Local AI is a systems question, not a checkbox

2026-03-14 • inspired by today’s Hacker News discussion: “Can I run AI locally?”

Diagram showing local AI feasibility by hardware tier, with VRAM, latency, and privacy trade-offs.

The best answer to “can I run AI locally?” is usually: yes, but define “run” first. If “run” means private drafts, coding help, and low-latency chat on your own hardware, local models are already very viable. If it means frontier-level multi-agent workflows at high throughput, you’re in infrastructure land.

The triangle that decides everything

VRAM / memory budget: sets the practical model size and quantization strategy.
Latency target: interactive UX and batch jobs need very different tokens/sec.
Privacy boundary: sensitive data often matters more than benchmark leaderboards.

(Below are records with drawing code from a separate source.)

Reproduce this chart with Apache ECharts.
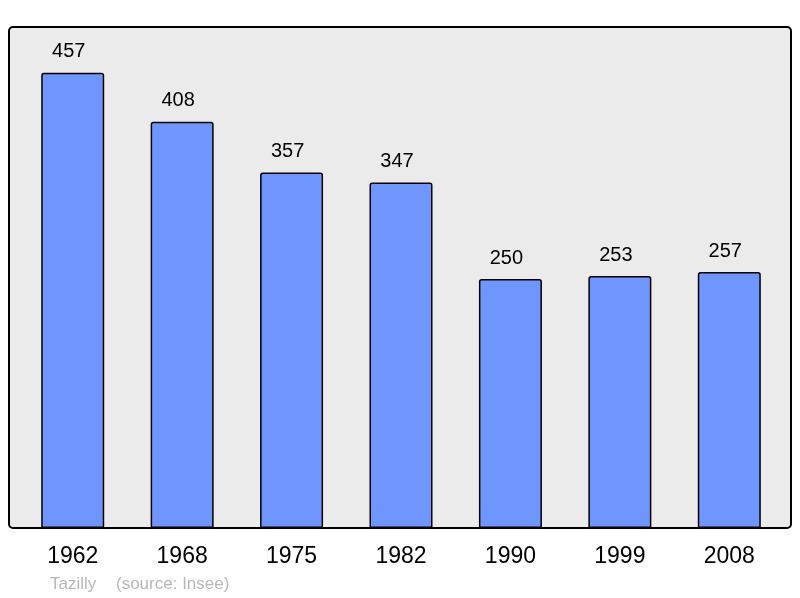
<!DOCTYPE html>
<html>
<head>
<meta charset="utf-8">
<script src="https://cdn.jsdelivr.net/npm/echarts@6/dist/echarts.min.js"></script>
<style>
html, body { margin: 0; padding: 0; background: #fff; }
#chart { width: 800px; height: 598px; }
</style>
</head>
<body>
<div id="chart"></div>
<script>
// population par recensement
var years = ['1962', '1968', '1975', '1982', '1990', '1999', '2008'];
var population = [457, 408, 357, 347, 250, 253, 257];

var chart = echarts.init(document.getElementById('chart'));
chart.setOption({
    animation: false,
    backgroundColor: '#fff',
    graphic: [
        {
            type: 'rect', z: -1,
            shape: { x: 9, y: 27, width: 782, height: 501, r: 4 },
            style: { fill: '#ebebeb', stroke: '#000', lineWidth: 2 }
        },
        {
            type: 'text', left: 50, top: 576,
            style: { text: 'Tazilly', fill: '#b8b8b8', font: '17px "Liberation Sans", Arial, sans-serif' }
        },
        {
            type: 'text', left: 116, top: 576,
            style: { text: '(source: Insee)', fill: '#b8b8b8', font: '17px "Liberation Sans", Arial, sans-serif' }
        }
    ],
    grid: { left: 18, right: 16, top: 30, bottom: 70 },
    xAxis: {
        type: 'category',
        data: years,
        axisLine: { show: false },
        axisTick: { show: false },
        axisLabel: {
            margin: 17, color: '#000', fontSize: 23,
            fontFamily: '"Liberation Sans", Arial, sans-serif'
        }
    },
    yAxis: {
        type: 'value', min: 0, max: 500,
        show: false,
        splitLine: { show: false }
    },
    series: [{
        type: 'bar',
        data: population,
        barWidth: 63,
        itemStyle: {
            color: '#6f96ff',
            borderColor: '#000',
            borderWidth: 1.5,
            borderRadius: [2, 2, 0, 0]
        },
        label: {
            show: true, position: 'top', distance: 11, offset: [-4, 0],
            color: '#000', fontSize: 20,
            fontFamily: '"Liberation Sans", Arial, sans-serif'
        }
    }]
});
</script>
</body>
</html>
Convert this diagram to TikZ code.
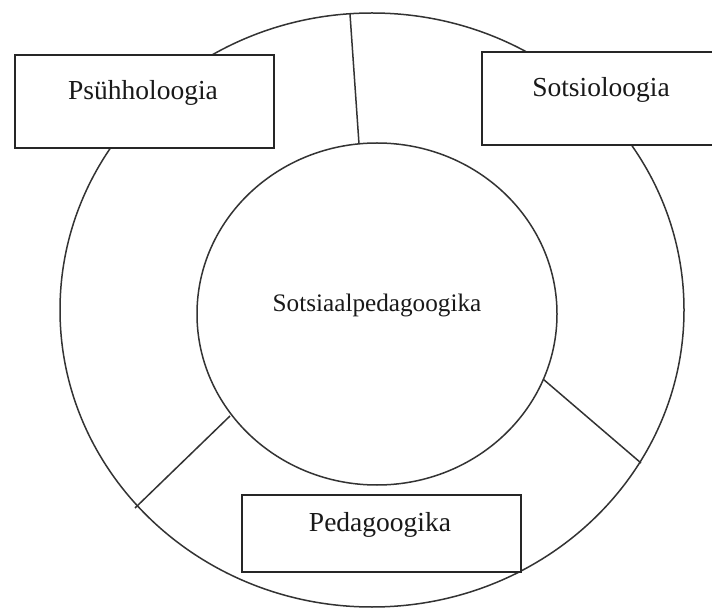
\documentclass[tikz,border=0pt]{standalone}
\usepackage{fontspec}
\setmainfont{Liberation Serif}
\usetikzlibrary{shapes.geometric}
\begin{document}
\begin{tikzpicture}[x=1pt,y=-1pt,
  ln/.style={draw=black!80,line width=1.5pt},
  boxstyle/.style={rectangle,draw=black!85,line width=1.8pt,fill=white,inner sep=0pt},
  lbl/.style={inner sep=0pt,text=black!90,font=\fontsize{27.5}{30}\selectfont},
  clbl/.style={inner sep=0pt,text=black!90,font=\fontsize{25.2}{28}\selectfont}]
\useasboundingbox (0,0) rectangle (712,609);
\clip (0,0) rectangle (712,609);
\fill[white] (0,0) rectangle (712,609);
% rings
\node[ellipse,ln,inner sep=0pt,minimum width=624pt,minimum height=594pt] (outer) at (372,310) {};
\node[ellipse,ln,inner sep=0pt,minimum width=360pt,minimum height=342pt] (inner) at (377,314) {};
% dividing lines
\coordinate (t1) at (350,14);
\coordinate (t2) at (359,144);
\coordinate (r1) at (543,379);
\coordinate (r2) at (641,463);
\coordinate (l1) at (230,416);
\coordinate (l2) at (135,508);
\draw[ln] (t1) -- (t2);
\draw[ln] (r1) -- (r2);
\draw[ln] (l1) -- (l2);
% boxes
\node[boxstyle,minimum width=259pt,minimum height=93pt] (psbox) at (144.5,101.5) {};
\node[boxstyle,minimum width=238pt,minimum height=93pt] (sobox) at (601,98.5) {};
\node[boxstyle,minimum width=279pt,minimum height=77pt] (pebox) at (381.5,533.5) {};
% labels
\node[lbl] (ps) at (143,93) {Psühholoogia};
\node[lbl] (so) at (601,90) {Sotsioloogia};
\node[lbl] (pe) at (380,525) {Pedagoogika};
\node[clbl] (sp) at (377,305) {Sotsiaalpedagoogika};
\end{tikzpicture}
\end{document}
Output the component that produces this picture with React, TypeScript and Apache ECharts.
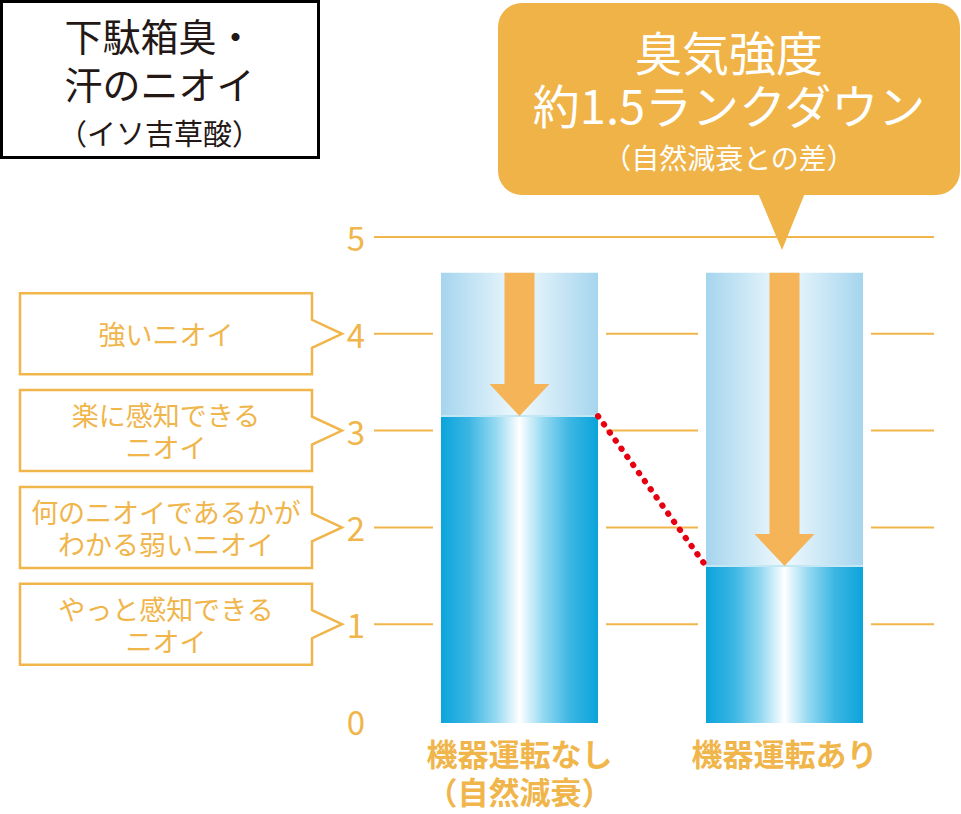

Why this matters operationally

Teams often over-focus on parameter count and under-focus on systems design. In practice, quality comes from a stack: retrieval quality, prompt hygiene, caching, and request shaping — not just one huge model.

decision = {
  "privacy": "strict_local" | "hybrid" | "cloud_ok",
  "latency_sla_ms": 300..5000,
  "hardware": {"vram_gb": N, "ram_gb": M}
}

pick_smallest_model_that_passes_eval(decision)
apply_quantization()
measure_real_tokens_per_sec()

The nerdy takeaway: local AI is less about ideology and more about constraint engineering. Start from requirements, not model hype, and you’ll usually land on a robust hybrid architecture.